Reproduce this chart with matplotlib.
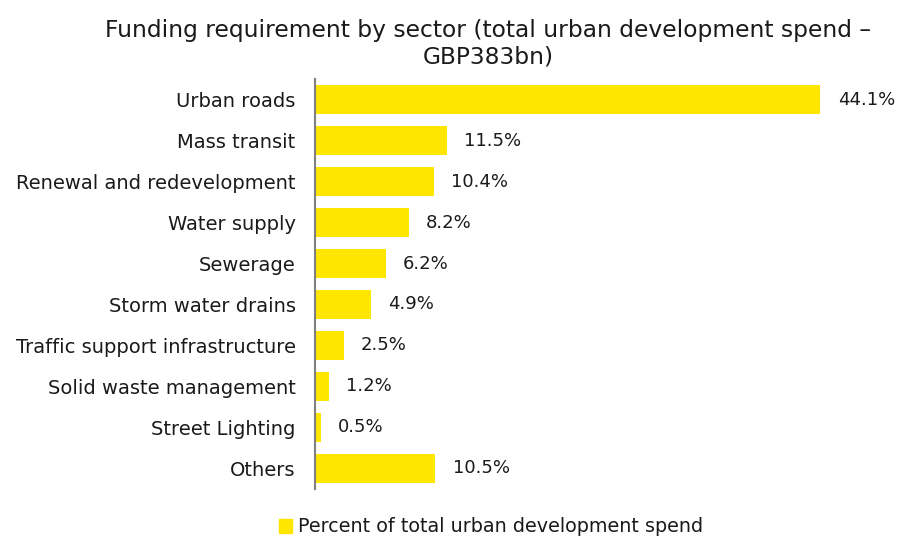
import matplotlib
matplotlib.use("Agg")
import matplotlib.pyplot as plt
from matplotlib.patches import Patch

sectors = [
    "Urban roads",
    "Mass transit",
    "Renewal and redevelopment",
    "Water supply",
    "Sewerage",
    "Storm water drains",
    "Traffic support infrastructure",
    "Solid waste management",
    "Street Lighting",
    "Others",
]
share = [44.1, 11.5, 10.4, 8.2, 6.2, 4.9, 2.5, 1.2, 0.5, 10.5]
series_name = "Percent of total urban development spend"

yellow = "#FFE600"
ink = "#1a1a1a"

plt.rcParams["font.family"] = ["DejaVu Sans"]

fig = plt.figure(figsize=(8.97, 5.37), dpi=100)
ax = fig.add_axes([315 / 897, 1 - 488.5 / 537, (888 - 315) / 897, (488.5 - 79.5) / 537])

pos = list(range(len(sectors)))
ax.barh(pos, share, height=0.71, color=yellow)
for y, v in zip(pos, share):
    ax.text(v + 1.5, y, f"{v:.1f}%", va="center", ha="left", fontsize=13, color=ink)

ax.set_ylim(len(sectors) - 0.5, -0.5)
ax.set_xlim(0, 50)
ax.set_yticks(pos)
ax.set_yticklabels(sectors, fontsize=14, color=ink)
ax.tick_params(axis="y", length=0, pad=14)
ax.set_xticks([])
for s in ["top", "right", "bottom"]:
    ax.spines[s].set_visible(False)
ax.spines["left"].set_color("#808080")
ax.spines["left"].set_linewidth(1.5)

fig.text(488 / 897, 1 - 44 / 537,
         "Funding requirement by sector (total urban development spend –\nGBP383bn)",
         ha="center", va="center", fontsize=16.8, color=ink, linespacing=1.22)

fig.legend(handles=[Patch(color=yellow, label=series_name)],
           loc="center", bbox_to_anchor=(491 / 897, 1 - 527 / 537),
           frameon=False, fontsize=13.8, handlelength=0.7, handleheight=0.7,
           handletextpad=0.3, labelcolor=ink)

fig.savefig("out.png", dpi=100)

===============

Directive: Print out the lines exactly, skipping any picture.

Correct answer:
Reproduce this chart with matplotlib.
import matplotlib
matplotlib.use("Agg")
import matplotlib.pyplot as plt
from matplotlib.patches import Patch

sectors = [
    "Urban roads",
    "Mass transit",
    "Renewal and redevelopment",
    "Water supply",
    "Sewerage",
    "Storm water drains",
    "Traffic support infrastructure",
    "Solid waste management",
    "Street Lighting",
    "Others",
]
share = [44.1, 11.5, 10.4, 8.2, 6.2, 4.9, 2.5, 1.2, 0.5, 10.5]
series_name = "Percent of total urban development spend"

yellow = "#FFE600"
ink = "#1a1a1a"

plt.rcParams["font.family"] = ["DejaVu Sans"]

fig = plt.figure(figsize=(8.97, 5.37), dpi=100)
ax = fig.add_axes([315 / 897, 1 - 488.5 / 537, (888 - 315) / 897, (488.5 - 79.5) / 537])

pos = list(range(len(sectors)))
ax.barh(pos, share, height=0.71, color=yellow)
for y, v in zip(pos, share):
    ax.text(v + 1.5, y, f"{v:.1f}%", va="center", ha="left", fontsize=13, color=ink)

ax.set_ylim(len(sectors) - 0.5, -0.5)
ax.set_xlim(0, 50)
ax.set_yticks(pos)
ax.set_yticklabels(sectors, fontsize=14, color=ink)
ax.tick_params(axis="y", length=0, pad=14)
ax.set_xticks([])
for s in ["top", "right", "bottom"]:
    ax.spines[s].set_visible(False)
ax.spines["left"].set_color("#808080")
ax.spines["left"].set_linewidth(1.5)

fig.text(488 / 897, 1 - 44 / 537,
         "Funding requirement by sector (total urban development spend –\nGBP383bn)",
         ha="center", va="center", fontsize=16.8, color=ink, linespacing=1.22)

fig.legend(handles=[Patch(color=yellow, label=series_name)],
           loc="center", bbox_to_anchor=(491 / 897, 1 - 527 / 537),
           frameon=False, fontsize=13.8, handlelength=0.7, handleheight=0.7,
           handletextpad=0.3, labelcolor=ink)

fig.savefig("out.png", dpi=100)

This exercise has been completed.